I'll let the Vermonster explain his reasoning behind that. I will say, though, that I'm quite proud of his workmanship so far. I can actually see this turning into something usable! Maybe even cute!
[Vermonter Replies: No particular reason for the height except that I forgot to consider how a relatively standard 7'9" wall would look on something only 10' wide. Oops.]
Tuesday, March 31, 2009
Discussions with the good folks at Central Vermont Public Service Corp (and they really were a pleasure to talk with) yielded a revised figure of about $35/foot. The good news is that I’ve got that power company right-of-way on the property; the bad news is that I’ve still got about 110 feet from the closest pole to the cabin site. Anyone? Anyone? That’s right: $3,500 – almost 5 times what I anticipated.
The way I see it, my other option is a generator for construction – $750 to $1,500 – followed by solar power for the well pump and house for as little as $750 - $2,000. The solar-powered well pump is low-flow, however, and will require a holding tank at a higher elevation than the house, so the overall cost is likely to exceed the CVSC hookup fee. To be fair, I suppose we could also go with hand tools and a manual pump for the well, but I’m not sure we’re willing to ‘get back to the land’ quite that far.

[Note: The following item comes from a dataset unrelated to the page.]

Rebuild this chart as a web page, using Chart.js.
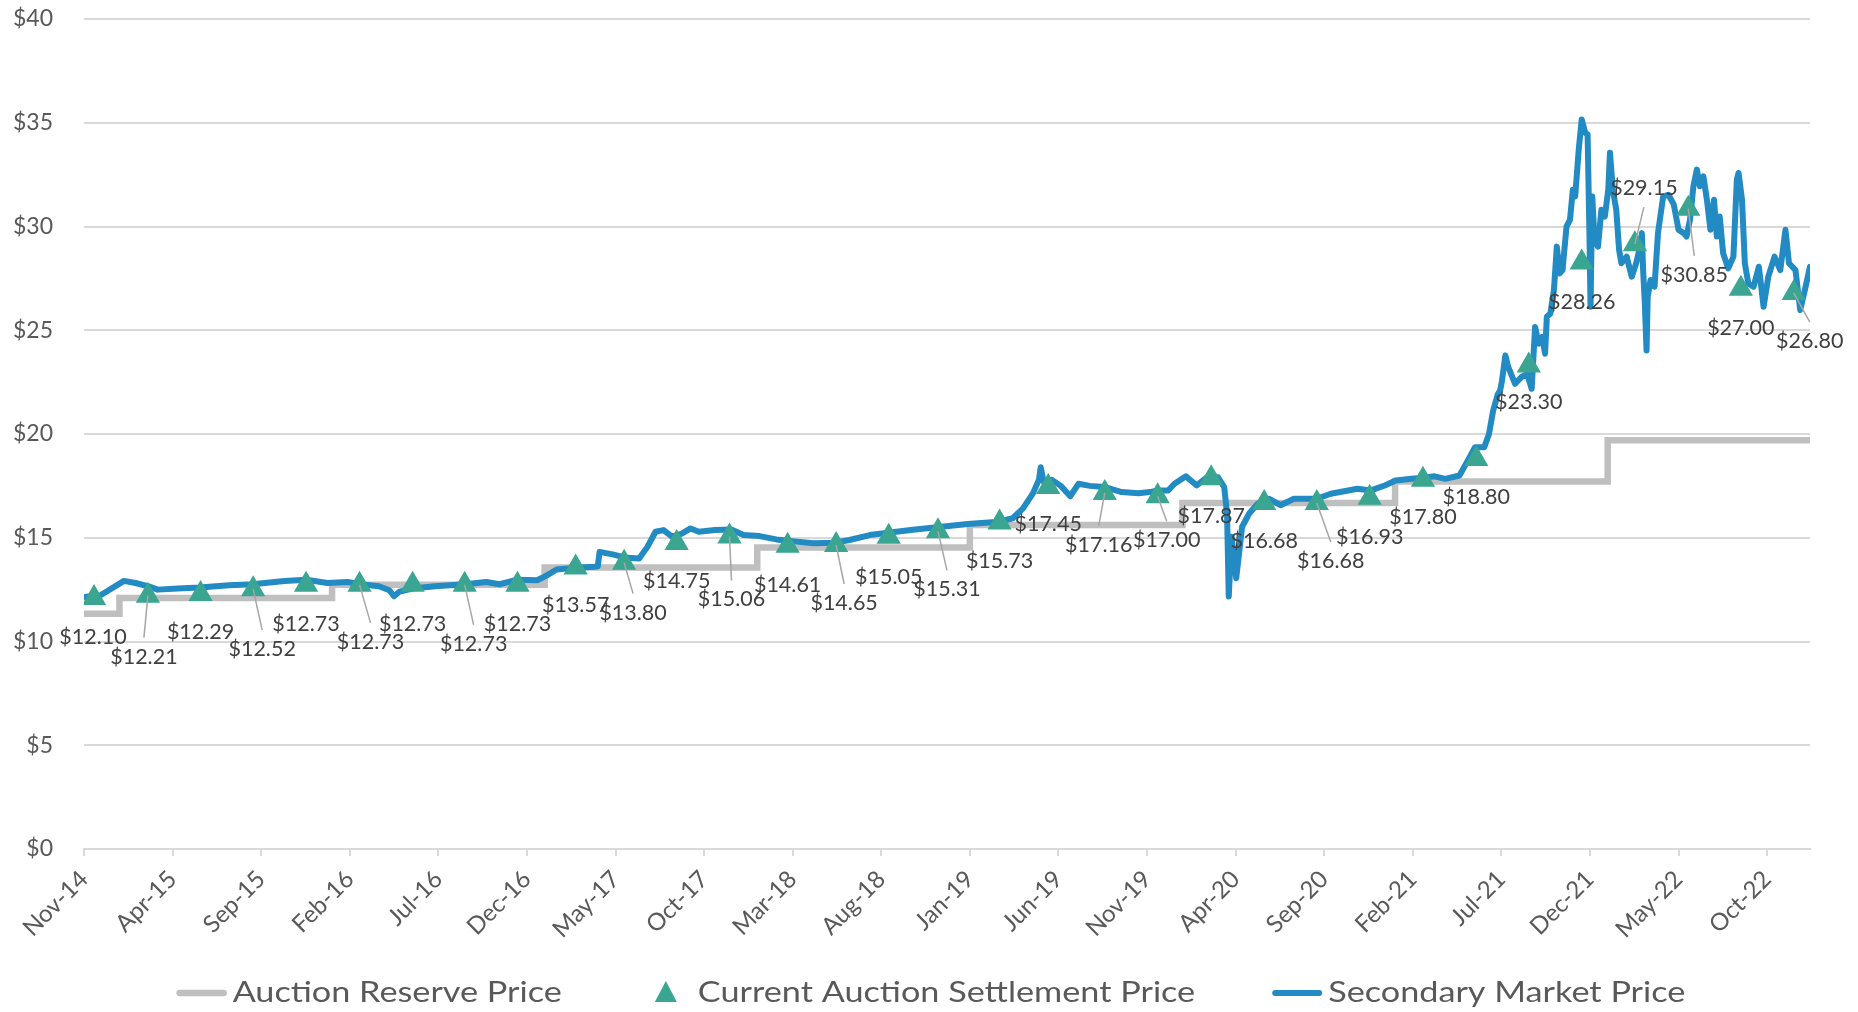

I was told that the CVPS estimate was free, so I’ve opened a work order and hope to meet with a rep in a couple of weeks to get the ‘official rough estimate’. The excavator opined that sending the line underground would probably be about the same price once you factor in the additional pole and tree clearing that will likely be necessary. If I go with this option, CVSC suggested that I send the power through the foundation and have an electrician hook up the meter on a temporary board with some outlets rather than using a pole on the edge of the job site. This will save me about $80 as I won’t need the company to move the power line to the house later, and we all know that $80 saved is $80 earned.
Fortunately, this was the last SWAG I had in the budget. In the future, I’ll be blaming my low numbers on ‘the optimism factor’.